The new policy is intended to bring Toronto Police in line with provincial regulations that will come into effect on Jan. 1, 2017, banning arbitrary street checks and the collection of data based on a person’s race. The practice in Toronto was suspended on Jan. 1, 2015 by former Police Chief Bill Blair.
Police must also inform members of the public of their right not to talk with a police officer. Refusing to co-operate cannot be used as a reason to compel information.
However, the revised policy has drawn severe criticism from individuals and groups in Toronto black community.”
Toronto human rights lawyer Osborne Barnwell told the Caribbean Camera that the retention of the carding data was a ” very significant regression. ”
” This is a very troubling matter for those of us who have been fighting against carding,” he said.
” The racist practice continues,” declared Desmond Cole, an activist and journalist.
Cole said the new policy “enshrines” carding’s place in the city. The information gleaned from the street checks, he said, should never have been obtained and therefore should never be used in the future.
Cole also questioned part of the new policy that allows police officers to use their discretion to stop and question people who appear suspicious;
In Toronto, he said, “being black is suspicious.”
Law student Knia Singh said the ongoing concern over carding in some communities might ease if officers notify people of their rights upfront.
“When an officer stops someone and says, ‘This is a voluntary interaction, you have no obligation to provide me information,’ then we would start to see a lot of those concerns dissipate,” he said.
Black Lives Matter Toronto has also criticized the new policy on Twitter.
Councillor Shelley Carroll who is also a member of the Toronto Police Service Board, said the old data needs to be kept for ongoing legal proceedings.
“If we see excessive access and excessive use, I dare say this board will act,” she said.
“We’ve admitted that we did it wrong in some instances,” Toronto Police Chief Mark Saunders told reporters, referring to the carding carried out in the past.
However, Saunders said that information may still hold the key to cracking cold cases and other major investigations. Under the new policy, he and other senior officers will have access to the data.

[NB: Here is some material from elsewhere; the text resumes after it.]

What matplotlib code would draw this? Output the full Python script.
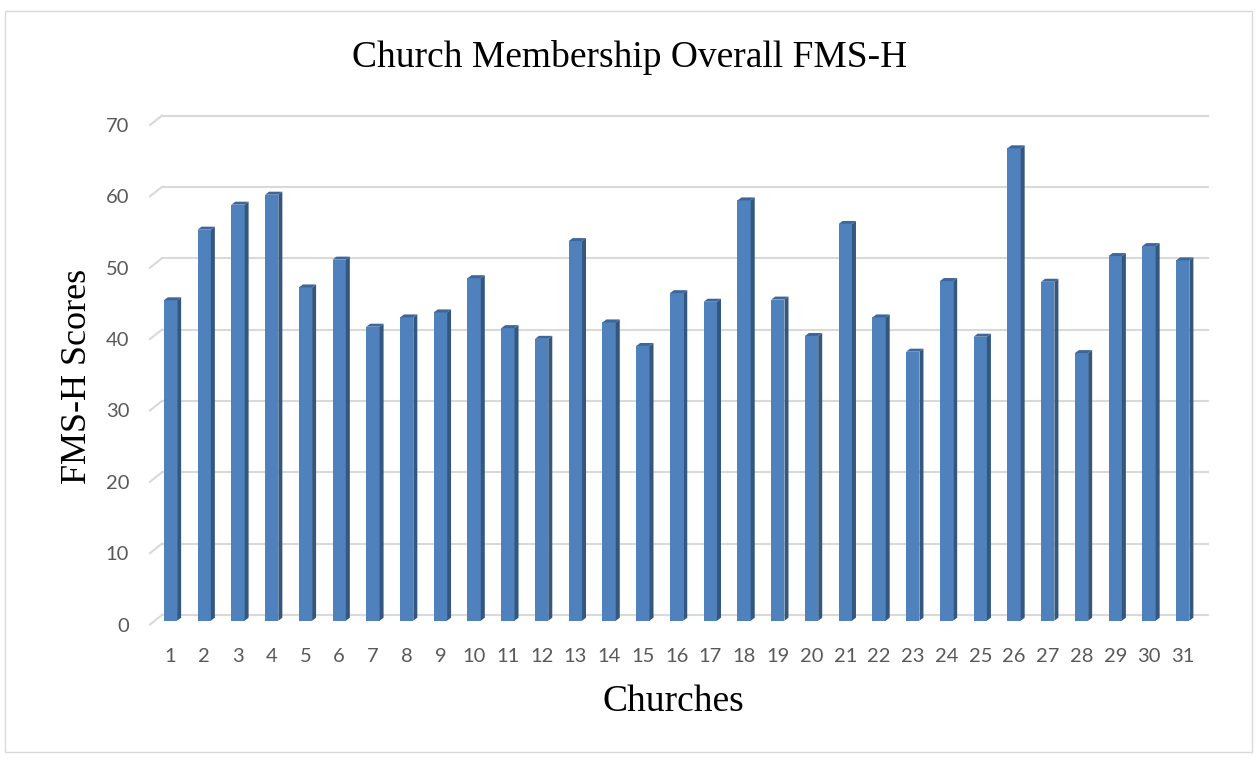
import matplotlib
matplotlib.use("Agg")
import matplotlib.pyplot as plt
from matplotlib.patches import Polygon, Rectangle
from matplotlib.transforms import ScaledTranslation, IdentityTransform
from matplotlib.lines import Line2D

# Overall FMS-H score for each church
churches = list(range(1, 32))
scores = [44.9, 54.8, 58.3, 59.7, 46.7, 50.6, 41.2, 42.5, 43.2, 48.0,
          41.0, 39.5, 53.2, 41.8, 38.5, 45.9, 44.7, 58.9, 45.0, 39.9,
          55.6, 42.5, 37.7, 47.6, 39.8, 66.2, 47.5, 37.5, 51.1, 52.5, 50.5]
y_ticks = list(range(0, 80, 10))

title = "Church Membership Overall FMS-H"
x_title = "Churches"
y_title = "FMS-H Scores"

W, H, DPI = 1259, 761, 100
fig = plt.figure(figsize=(W / DPI, H / DPI), dpi=DPI)
fig.patch.set_facecolor("white")

# front plane of the pseudo-3D plot area (pixel geometry)
left_px, right_px = 150, 1196
bottom_px, top_px = 624.5, 125
ax = fig.add_axes([left_px / W, (H - bottom_px) / H,
                   (right_px - left_px) / W, (bottom_px - top_px) / H])
ax.set_xlim(0.5, len(churches) + 0.5)
ax.set_ylim(0, 70)
for s in ax.spines.values():
    s.set_visible(False)
ax.patch.set_alpha(0)

px_x = (right_px - left_px) / len(churches)   # pixels per category
px_y = (bottom_px - top_px) / 70.0              # pixels per unit

def shift(dx, dy):
    return ax.transData + ScaledTranslation(dx / DPI, dy / DPI, fig.dpi_scale_trans)

# back wall gridlines, each joined to the front plane by a short diagonal
grid_col = "#D9D9D9"
wall_dx, wall_dy = 12, 9.5
for v in y_ticks:
    ax.add_line(Line2D([0.5, len(churches) + 0.5], [v, v], color=grid_col,
                       lw=1.5, transform=shift(wall_dx, wall_dy), zorder=1,
                       clip_on=False))
    x0, y0 = ax.transData.transform((0.5, v))
    ax.add_line(Line2D([x0, x0 + wall_dx], [y0, y0 + wall_dy], color=grid_col,
                       lw=1.5, transform=IdentityTransform(), zorder=1,
                       clip_on=False))

# columns: front face, right side, top
bar_w = 13.3 / px_x
depth_dx, depth_dy = 4.0, 3.0
ddx = depth_dx / px_x
ddy = depth_dy / px_y
front_col, side_col, top_col = "#4F81BD", "#34577F", "#3D679A"
bar_tr = shift(3.6, 3.8)
ax.bar(churches, scores, width=bar_w, color=front_col, edgecolor="none",
       transform=bar_tr, zorder=3, clip_on=False)
for x, v in zip(churches, scores):
    xl, xr = x - bar_w / 2, x + bar_w / 2
    side = Polygon([(xr, 0), (xr, v), (xr + ddx, v + ddy), (xr + ddx, ddy)],
                   closed=True, facecolor=side_col, edgecolor="none",
                   transform=bar_tr, zorder=3, clip_on=False)
    top = Polygon([(xl, v), (xr, v), (xr + ddx, v + ddy), (xl + ddx, v + ddy)],
                  closed=True, facecolor=top_col, edgecolor="none",
                  transform=bar_tr, zorder=3, clip_on=False)
    ax.add_patch(side)
    ax.add_patch(top)

# tick labels
tick_col = "#595959"
ax.set_yticks(y_ticks)
ax.set_yticklabels([str(t) for t in y_ticks])
ax.set_xticks(churches)
ax.set_xticklabels([str(c) for c in churches])
ax.tick_params(axis="both", length=0, labelsize=14.5, labelcolor=tick_col)
ax.tick_params(axis="y", pad=15)
ax.tick_params(axis="x", pad=17)
for lab in ax.get_yticklabels() + ax.get_xticklabels():
    lab.set_fontfamily("Lato")
for lab in ax.get_xticklabels():
    lab.set_transform(lab.get_transform() + ScaledTranslation(3.6 / DPI, 0, fig.dpi_scale_trans))

serif = "Liberation Serif"
fig.text(630 / W, (H - 66.7) / H, title, ha="center", va="baseline",
         fontsize=27, family=serif, color="black")
fig.text(673 / W, (H - 711) / H, x_title, ha="center", va="baseline",
         fontsize=27, family=serif, color="black")
fig.text(78 / W, (H - 376) / H, y_title, ha="center", va="center", rotation=90,
         fontsize=26, family=serif, color="black")

# chart border
fig.patches.append(Rectangle((5 / W, (H - 752) / H), 1247 / W, 741 / H,
                             transform=fig.transFigure, fill=False,
                             edgecolor="#D9D9D9", lw=1.0))

fig.savefig("out.png", dpi=DPI)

In a statement, Toronto Mayor John Tory said he ” advocated for the deletion of the historical data” but noted that the board ” received compelling advice related to the legal and practical rationale against deletion.
” I am satisfied that the resulting policy appropriately restricts access to this data and increases accountability and transparency around its use.”
But many in Toronto’s Caribbean community have been calling the Caribbean Camera to complain about the retention of data collected through carding.
They believe that the data should be destroyed.